Unilever global media VP Mansfield departs
Mansfield: new venture Barcarolle wil launch with a whisky client

Sarah Mansfield, Unilever’s VP of global media, is departing the consumer-goods giant after 12 years to set up her own consultancy.

The consultancy, called Barcarolle, already has its first client, an unnamed international whisky company, The Media Leader has learned.

The move comes amid broader turnover among Unilever’s senior leadership, including in its media team.

Mansfield has been at the heart of the Unilever Global Media function since 2012, when she was named media director for the UK & Ireland. She was named VP of global media in 2015, where she has led Media Operations and Ice Cream teams.

While at Unilever, Mansfield helped pioneer and embed a full-funnel “brand to demand” communications strategy, as well as develop Unilever’s retail media strategy.

More recently, she completed Unilever’s global media agency roster review — an account worth over $5bn annually — and has worked to evolve the brand’s media technology to better embrace digital media strategies.

Before joining Unilever, Mansfield worked as head of communications and planning at Barclaycard (part of Barclays Bank), where she helped launch mobile and contactless payments in the UK.

When approached for comment, Mansfield said: “I am super excited about taking this next step in my career and look forward to leveraging my many years of experience to the benefit of my future clients and continuing to support the future of the industry at large through my work with trade bodies”.

Unilever did not respond to a request for comment.

Media turnover at Unilever

Mansfield is the latest in a number of executives that have left the consumer goods giant in recent months.

Last month, Unilever’s executive vice president of global media Luis Di Como announced he would be exiting his role at the end of the year amid cost-cutting efforts.
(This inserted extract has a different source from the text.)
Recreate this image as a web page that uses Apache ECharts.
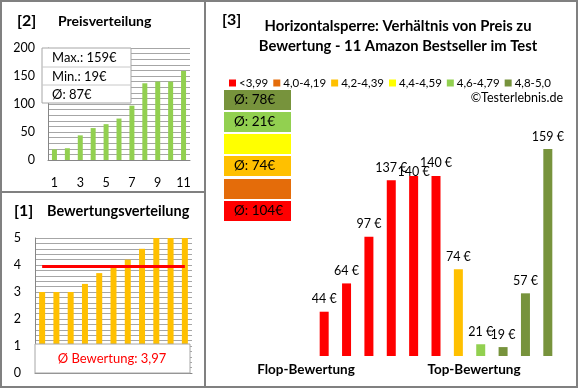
<!DOCTYPE html>
<html><head><meta charset="utf-8">
<script src="https://cdn.jsdelivr.net/npm/echarts@6/dist/echarts.min.js"></script>
<style>html,body{margin:0;padding:0;background:#fff}#c{width:580px;height:390px}</style>
</head><body><div id="c"></div>
<script>
// ---- data ----
var positions = ['1','2','3','4','5','6','7','8','9','10','11'];
var pricesSorted = [19, 21, 44, 57, 64, 74, 97, 137, 140, 140, 159];
var ratings = [3.0, 3.0, 3.0, 3.3, 3.7, 3.9, 4.2, 4.6, 5.0, 5.0, 5.0];
var prices = [44, 64, 97, 137, 140, 140, 74, 21, 19, 57, 159];
var avgRating = 3.97;
var classNames = ['<3,99', '4,0-4,19', '4,2-4,39', '4,4-4,59', '4,6-4,79', '4,8-5,0'];
var classLower = [0, 4.0, 4.2, 4.4, 4.6, 4.8];
var classColors = ['#FF0000', '#E46C0A', '#FFC000', '#FFFF00', '#92D050', '#77933C'];

var FONT = 'Lato';
function classOf(r){ var k=0; for(var i=0;i<classLower.length;i++){ if(r>=classLower[i]-1e-9) k=i; } return k; }

var maxP = Math.max.apply(null, pricesSorted), minP = Math.min.apply(null, pricesSorted);
var avgP = Math.round(pricesSorted.reduce(function(a,b){return a+b;},0)/pricesSorted.length);

// class series for right chart
var classSeries = [];
var classAvg = [];
for (var c=0;c<classNames.length;c++){
  var d=[], s=0, n=0;
  for (var i=0;i<prices.length;i++){
    if (classOf(ratings[i])===c){
      var item = {value: prices[i]};
      if (i===4) item.label = {offset:[0, 9]};
      d.push(item); s+=prices[i]; n++;
    } else d.push(null);
  }
  classAvg.push(n? Math.round(s/n): null);
  classSeries.push({
    name: classNames[c], type:'bar', xAxisIndex:2, yAxisIndex:2, stack:'p',
    data:d, barWidth:9, clip:true,
    itemStyle:{color:classColors[c]},
    label:{show:true, position:'top', distance:6, color:'#000', fontFamily:FONT, fontSize:12.5,
      formatter:function(p){return p.value+' €';}}
  });
}

var graphics = [];
// frame
graphics.push({type:'rect', shape:{x:1,y:1,width:576,height:386}, style:{fill:null, stroke:'#808080', lineWidth:2}, z:100});
graphics.push({type:'line', shape:{x1:205,y1:1,x2:205,y2:387}, style:{stroke:'#808080', lineWidth:2}, z:100});
graphics.push({type:'line', shape:{x1:1,y1:192,x2:205,y2:192}, style:{stroke:'#808080', lineWidth:2}, z:100});
// titles
function txt(x,y,t,size,bold,color,align){
  return {type:'text', x:x, y:y, z:100, style:{text:t, fontFamily:FONT, fontSize:size, fontWeight:bold?'bold':'normal', fill:color||'#000', textAlign:align||'left', textVerticalAlign:'middle'}};
}
graphics.push(txt(17,21,'[2]',16,true));
graphics.push(txt(58,21,'Preisverteilung',14,true));
graphics.push(txt(14,211,'[1]',16,true));
graphics.push(txt(47,211,'Bewertungsverteilung',14.5,true));
graphics.push(txt(222,20,'[3]',16,true));
graphics.push(txt(398,26,'Horizontalsperre: Verhältnis von Preis zu',14.8,true,'#000','center'));
graphics.push(txt(398,46,'Bewertung - 11 Amazon Bestseller im Test',14.8,true,'#000','center'));
graphics.push(txt(563,98,'©Testerlebnis.de',12.5,false,'#000','right'));
graphics.push(txt(306,370,'Flop-Bewertung',13.5,true,'#000','center'));
graphics.push(txt(474,370,'Top-Bewertung',13.5,true,'#000','center'));
// price info box
graphics.push({type:'rect', z:90, shape:{x:42,y:48,width:89,height:55}, style:{fill:'#fff', stroke:'#A6A6A6', lineWidth:1}});
graphics.push({type:'line', z:91, shape:{x1:42,y1:67,x2:131,y2:67}, style:{stroke:'#C8C8C8', lineWidth:1}});
graphics.push({type:'line', z:91, shape:{x1:42,y1:85,x2:131,y2:85}, style:{stroke:'#C8C8C8', lineWidth:1}});
graphics.push(txt(52,58,'Max.: '+maxP+'€',13,false,'#000'));
graphics.push(txt(52,77,'Min.: '+minP+'€',13,false,'#000'));
graphics.push(txt(52,95,'Ø: '+avgP+'€',13,false,'#000'));
// rating box
graphics.push({type:'rect', z:90, shape:{x:35,y:344,width:155,height:29}, style:{fill:'#fff', stroke:'#A6A6A6', lineWidth:1}});
graphics.push(txt(112,359,'Ø Bewertung: '+avgRating.toFixed(2).replace('.',','),13,false,'#FF0000','center'));
// class average boxes (top = highest class)
var boxTops = [90,112,134,156,179,201];
for (var b=0;b<6;b++){
  var ci = 5-b;
  graphics.push({type:'rect', z:90, shape:{x:224,y:boxTops[b],width:67,height:20}, style:{fill:classColors[ci]}});
  if (classAvg[ci]!==null) graphics.push(txt(234,boxTops[b]+10,'Ø: '+classAvg[ci]+'€',13.5,false,'#000'));
}

function gridLabelFmt(step){ return function(v){ var r=v/step; return Math.abs(r-Math.round(r))<1e-6 ? String(Math.round(v)) : ''; }; }

var option = {
  animation:false,
  textStyle:{fontFamily:FONT},
  legend:{data:classNames, left:224, top:72, itemWidth:7, itemHeight:7, itemGap:5, icon:'rect',
    textStyle:{fontFamily:FONT, fontSize:11.5, color:'#000', padding:[0,0,0,-2]}, selectedMode:false},
  grid:[
    {left:48, top:48, width:142, height:112},
    {left:35, top:238, width:157, height:135},
    {left:313, top:91, width:246, height:265}
  ],
  xAxis:[
    {gridIndex:0, type:'category', data:positions, axisTick:{show:false},
     axisLine:{lineStyle:{color:'#868686'}},
     axisLabel:{interval:1, margin:16, fontSize:12.5, color:'#000', fontFamily:FONT}},
    {gridIndex:1, type:'category', data:positions, axisTick:{show:false}, axisLabel:{show:false},
     axisLine:{lineStyle:{color:'#868686'}}},
    {gridIndex:2, type:'category', data:positions, show:false}
  ],
  yAxis:[
    {gridIndex:0, type:'value', min:0, max:200, interval:10,
     axisLine:{show:true, lineStyle:{color:'#868686'}}, axisTick:{show:false},
     axisLabel:{formatter:gridLabelFmt(50), fontSize:12.5, color:'#000', margin:13, fontFamily:FONT},
     splitLine:{lineStyle:{color:'#A6A6A6'}}},
    {gridIndex:1, type:'value', min:0, max:5, interval:0.2,
     axisLine:{show:true, lineStyle:{color:'#868686'}}, axisTick:{show:false},
     axisLabel:{formatter:gridLabelFmt(1), fontSize:12.5, color:'#000', margin:14, fontFamily:FONT},
     splitLine:{lineStyle:{color:'#A6A6A6'}}},
    {gridIndex:2, type:'value', min:12.7, max:200, show:false, splitLine:{show:false}}
  ],
  series:[
    {type:'bar', xAxisIndex:0, yAxisIndex:0, data:pricesSorted, barWidth:5, itemStyle:{color:'#92D050'}},
    {type:'bar', xAxisIndex:1, yAxisIndex:1, data:ratings, barWidth:6, itemStyle:{color:'#FFC000'},
     markLine:{symbol:'none', silent:true, label:{show:false}, lineStyle:{color:'#FF0000', width:3, type:'solid'},
       data:[[{coord:[0, avgRating]},{coord:[positions.length-1, avgRating]}]]}}
  ].concat(classSeries),
  graphic:graphics
};
var chart = echarts.init(document.getElementById('c'), null, {renderer:'canvas'});
chart.setOption(option);
</script></body></html>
Diageo’s global media chief Isabel Massey was subsequently poached to become Unilever’s vice president of integrated brand experiences.

According to a former Unilever executive with direct knowledge of its media business, the turnover in senior leadership among Unilever’s media teams is part of a broader company organisation and not reflective of a media-specific cost-cutting strategy.

In June, the company announced it would be cutting a third of its office-based roles in Europe by the end of next year.

“Unilever has lost a huge number of some of the most experienced, well-trained leaders in the market,” the former employee told The Media Leader.

They noted that a number of senior leadership roles across the business, including in media, have been eliminated in the organisational chart, with multiple positions being “collapsed” into one.

The cost-cutting measures began to be instituted two years after activist investor Nelson Peltz was appointed a non-executive director of Unilever. Peltz is widely known for pushing for strong cost-cutting measures at companies, including similar efforts at Kraft Heinz and Mondelez.